Definition 1.10 (Statistic) A statistic is a numerical quantity of a sample which summarizes a characteristic of the sample.
Since we have control over a sample, the numerical values of statistics are often calculated and known.
Some examples of statistics are given below and similar to the parameters in 1.8, these terms will also be discussed in more detail in later chapters.
Example 1.9
- Sample mean \(\bar{x}\)
- Sample standard deviation \(s\)
- Sample proportion \(\hat{p}\)
Statistics can be broken down into two broad categories: descriptive statistics and inferential statistics which are given in definitions 1.11 and 1.12 below.
Definition 1.11 (Descriptive Statistics) Descriptive statistics are numerical and graphical methods used to analyze, interpret, and represent data.
Definition 1.12 (Inferential Statistics) Inferential statistics use information from a sample to make generalizations about a larger population.
1.2 Types of data
Data can be classified into two main categories: quantitative and qualitative data.
Definition 1.13 (Quantitative data) Data which can be measured numerically.
Example 1.10
- Height
- weight
- Age
- Temperature
Definition 1.14 (Qualitative data) Data which can not be measured numerically.

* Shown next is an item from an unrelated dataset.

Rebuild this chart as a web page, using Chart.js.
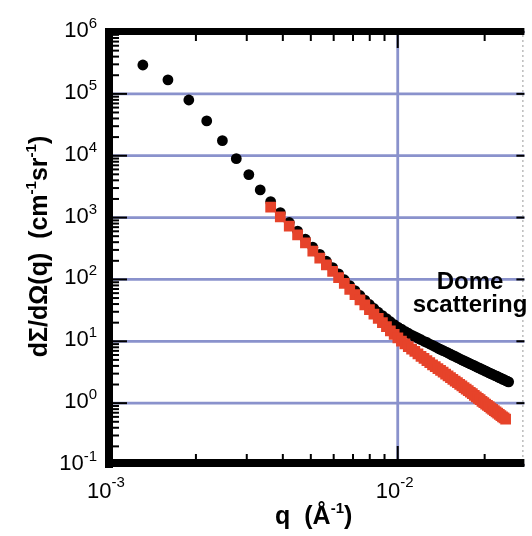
<!DOCTYPE html>
<html><head><meta charset="utf-8">
<style>html,body{margin:0;padding:0;background:#fff;overflow:hidden}canvas{display:block}</style>
<script src="https://cdn.jsdelivr.net/npm/chart.js@4.4.1/dist/chart.umd.min.js"></script>
</head><body>
<canvas id="c" width="532" height="536"></canvas>
<script>
// q in units of 10^-3 Å^-1
const qBlackMilli = [1.31,1.60,1.89,2.18,2.47,2.76,3.05,3.34,3.63,3.92,4.21,4.50,4.79,5.08,5.37,5.66,5.95,6.24,6.53,6.82,7.11,7.40,7.69,7.98,8.27,8.56,8.85,9.14,9.43,9.72,10.01,10.30,10.59,10.88,11.17,11.46,11.75,12.04,12.33,12.62,12.91,13.20,13.49,13.78,14.07,14.36,14.65,14.94,15.23,15.52,15.81,16.10,16.39,16.68,16.97,17.26,17.55,17.84,18.13,18.42,18.71,19.00,19.29,19.58,19.87,20.16,20.45,20.74,21.03,21.32,21.61,21.90,22.19,22.48,22.77,23.06,23.35,23.64,23.93,24.22];
const iBlack = [293000,168000,79500,36500,17500,8970,4950,2800,1811,1202,832,603,447,331,254,197,155,123,98.9,79.4,66.1,55.0,46.2,39.4,33.9,29.5,26.0,23.2,20.7,18.6,17.0,15.7,14.5,13.5,12.6,11.9,11.2,10.6,10.0,9.55,9.02,8.61,8.17,7.76,7.41,7.08,6.76,6.46,6.17,5.92,5.68,5.43,5.21,5.01,4.82,4.65,4.48,4.32,4.17,4.02,3.88,3.75,3.63,3.51,3.40,3.30,3.19,3.09,3.00,2.91,2.82,2.75,2.67,2.59,2.53,2.45,2.39,2.32,2.26,2.21];
const qRedMilli = [3.63,3.92,4.21,4.50,4.79,5.08,5.37,5.66,5.95,6.24,6.53,6.82,7.11,7.40,7.69,7.98,8.27,8.56,8.85,9.14,9.43,9.72,10.01,10.30,10.59,10.88,11.17,11.46,11.75,12.04,12.33,12.62,12.91,13.20,13.49,13.78,14.07,14.36,14.65,14.94,15.23,15.52,15.81,16.10,16.39,16.68,16.97,17.26,17.55,17.84,18.13,18.42,18.71,19.00,19.29,19.58,19.87,20.16,20.45,20.74,21.03,21.32,21.61,21.90,22.19,22.48,22.77,23.06,23.35,23.64];
const iRed = [1479,1023,724,525,389,288,221,172,135,107,86.1,69.2,56.9,46.8,38.9,32.4,27.5,23.4,19.95,17.2,14.8,12.9,11.35,10.1,9.12,8.22,7.50,6.84,6.24,5.71,5.27,4.88,4.51,4.17,3.89,3.63,3.39,3.16,2.95,2.77,2.59,2.43,2.28,2.14,2.01,1.90,1.78,1.68,1.59,1.50,1.42,1.34,1.26,1.19,1.135,1.07,1.02,0.968,0.918,0.875,0.832,0.792,0.755,0.724,0.690,0.658,0.631,0.601,0.577,0.550];
const xTickExps = [-3, -2];
const yTickExps = [-1, 0, 1, 2, 3, 4, 5, 6];
const xMin = 0.001, xMax = 0.02746;
const yMin = 0.1, yMax = 1e6;
const annotationLines = ['Dome', 'scattering'];

const FONT = '"Liberation Sans", Arial, Helvetica, sans-serif';
const GRID = '#8a92cc';

function richWidth(ctx, parts) {
  let w = 0;
  parts.forEach(p => { ctx.font = p.f; w += ctx.measureText(p.t).width; });
  return w;
}
function drawRich(ctx, parts, x, y) {
  let cx = x;
  parts.forEach(p => {
    ctx.font = p.f;
    ctx.fillText(p.t, cx, y + (p.dy || 0));
    cx += ctx.measureText(p.t).width;
  });
}
function minorValues(lo, hi) {
  const out = [];
  for (let e = Math.floor(Math.log10(lo)); e <= Math.ceil(Math.log10(hi)); e++) {
    for (let k = 1; k <= 9; k++) {
      const v = k * Math.pow(10, e);
      if (v >= lo * 0.9999 && v <= hi * 1.0001) out.push({v, major: k === 1});
    }
  }
  return out;
}

const framePlugin = {
  id: 'frame',
  beforeDatasetsDraw(chart) {
    const {ctx, chartArea: a, scales: {x, y}} = chart;
    ctx.save();
    ctx.strokeStyle = GRID; ctx.lineWidth = 2.8;
    yTickExps.forEach(e => {
      const py = y.getPixelForValue(Math.pow(10, e));
      ctx.beginPath(); ctx.moveTo(a.left, py); ctx.lineTo(a.right, py); ctx.stroke();
    });
    xTickExps.forEach(e => {
      const px = x.getPixelForValue(Math.pow(10, e));
      ctx.beginPath(); ctx.moveTo(px, a.top); ctx.lineTo(px, a.bottom); ctx.stroke();
    });
    ctx.restore();
  },
  afterDatasetsDraw(chart) {
    const {ctx, chartArea: a, scales: {x, y}} = chart;
    ctx.save();
    ctx.fillStyle = '#000';
    // borders
    ctx.fillRect(a.left - 4, a.top - 4, 8, a.bottom - a.top + 7);
    ctx.fillRect(a.left - 4, a.top - 4, a.right - a.left + 4, 7);
    ctx.fillRect(a.left - 4, a.bottom - 6, a.right - a.left + 4, 8);
    // dashed right edge
    ctx.strokeStyle = '#9a9a9a'; ctx.lineWidth = 1; ctx.setLineDash([2, 3]);
    ctx.beginPath(); ctx.moveTo(a.right - 1.5, a.top + 3); ctx.lineTo(a.right - 1.5, a.bottom - 6); ctx.stroke();
    ctx.setLineDash([]);
    // left ticks
    minorValues(yMin, yMax).forEach(t => {
      const py = y.getPixelForValue(t.v);
      const len = t.major ? 14 : 6;
      ctx.fillRect(a.left + 4, py - 1, len, 2);
      if (t.major) ctx.fillRect(a.right - 8, py - 1, 8, 2);
    });
    // top & bottom ticks
    minorValues(xMin, xMax).forEach(t => {
      const px = x.getPixelForValue(t.v);
      if (px < a.left + 6) return;
      const lenT = t.major ? 13 : 6;
      const lenB = t.major ? 13 : 5;
      ctx.fillRect(px - 1, a.top + 3, 2, lenT);
      ctx.fillRect(px - 1, a.bottom - 6 - lenB, 2, lenB);
    });
    ctx.restore();
  },
  afterDraw(chart) {
    const {ctx, chartArea: a, scales: {x, y}} = chart;
    ctx.save();
    ctx.fillStyle = '#000';
    ctx.textAlign = 'left';
    ctx.textBaseline = 'alphabetic';
    const base = '22px ' + FONT, sup = '15px ' + FONT;
    // y tick labels
    yTickExps.forEach(e => {
      const py = y.getPixelForValue(Math.pow(10, e));
      const parts = [{t: '10', f: base}, {t: String(e), f: sup, dy: -9}];
      const w = richWidth(ctx, parts);
      drawRich(ctx, parts, a.left - 12 - w, py + 5);
    });
    // x tick labels
    xTickExps.forEach(e => {
      const px = x.getPixelForValue(Math.pow(10, e));
      const parts = [{t: '10', f: base}, {t: String(e), f: sup, dy: -11}];
      const w = richWidth(ctx, parts);
      drawRich(ctx, parts, px - 3 - w / 2, 498);
    });
    // x title
    const bt = 'bold 25px ' + FONT, bs = 'bold 15px ' + FONT;
    const xt = [{t: 'q  (Å', f: bt}, {t: '-1', f: bs, dy: -11}, {t: ')', f: bt}];
    drawRich(ctx, xt, (a.left + a.right) / 2 - 3 - richWidth(ctx, xt) / 2, 524);
    // y title
    const yt = [{t: 'dΣ/dΩ(q)  (cm', f: bt}, {t: '-1', f: bs, dy: -11}, {t: 'sr', f: bt}, {t: '-1', f: bs, dy: -11}, {t: ')', f: bt}];
    ctx.save();
    ctx.translate(47, (a.top + a.bottom) / 2 - 2);
    ctx.rotate(-Math.PI / 2);
    drawRich(ctx, yt, -richWidth(ctx, yt) / 2, 0);
    ctx.restore();
    // annotation
    ctx.font = 'bold 24px ' + FONT; ctx.textAlign = 'center';
    ctx.fillText(annotationLines[0], 470, 289);
    ctx.fillText(annotationLines[1], 470, 312);
    ctx.restore();
  }
};

const blackData = qBlackMilli.map((q, i) => ({x: q * 1e-3, y: iBlack[i]}));
const redData = qRedMilli.map((q, i) => ({x: q * 1e-3, y: iRed[i]}));

new Chart(document.getElementById('c'), {
  type: 'scatter',
  data: {
    datasets: [
      {label: 'red', data: redData, pointStyle: 'rect', pointRadius: 7.6, pointHoverRadius: 7.6,
       backgroundColor: '#e6432a', borderWidth: 0},
      {label: 'black', data: blackData, pointStyle: 'circle', pointRadius: 5.4, pointHoverRadius: 5.4,
       backgroundColor: '#000', borderWidth: 0}
    ]
  },
  options: {
    responsive: false, animation: false, devicePixelRatio: 1,
    events: [],
    layout: {padding: {left: 109, top: 32, right: 0, bottom: 71}},
    plugins: {legend: {display: false}, tooltip: {enabled: false}},
    scales: {
      x: {type: 'logarithmic', min: xMin, max: xMax,
          grid: {display: false, drawTicks: false}, border: {display: false}, ticks: {display: false}},
      y: {type: 'logarithmic', min: yMin, max: yMax,
          grid: {display: false, drawTicks: false}, border: {display: false}, ticks: {display: false}}
    }
  },
  plugins: [framePlugin]
});
</script>
</body></html>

Qualitative data falls into categories instead.
Example 1.11
- Favourite colour out of red, green, blue
- Favourite flavour of ice-cream out of chocolate, vanilla, strawberry
1.3 Introduction to Inferential statistics
As discussed in Section 1.1, we mentioned that the numerical values of parameters are usually unknown, however the numerical values of statistics are calculated and known.
The picture below shows the relationship between parameters from a population and statistics from a sample.
Figure 1.1: Illustration of parameters in a population and statistics in a sample
The aim of statistical inference is to produce estimators of the population parameters and examine how accurate these estimators are in terms of a probability statement. We also quantify our confidence that the statistic is representative of the parameter and use statistics to test hypotheses about the population parameters. Inference is discussed in more detail in Section 4.1.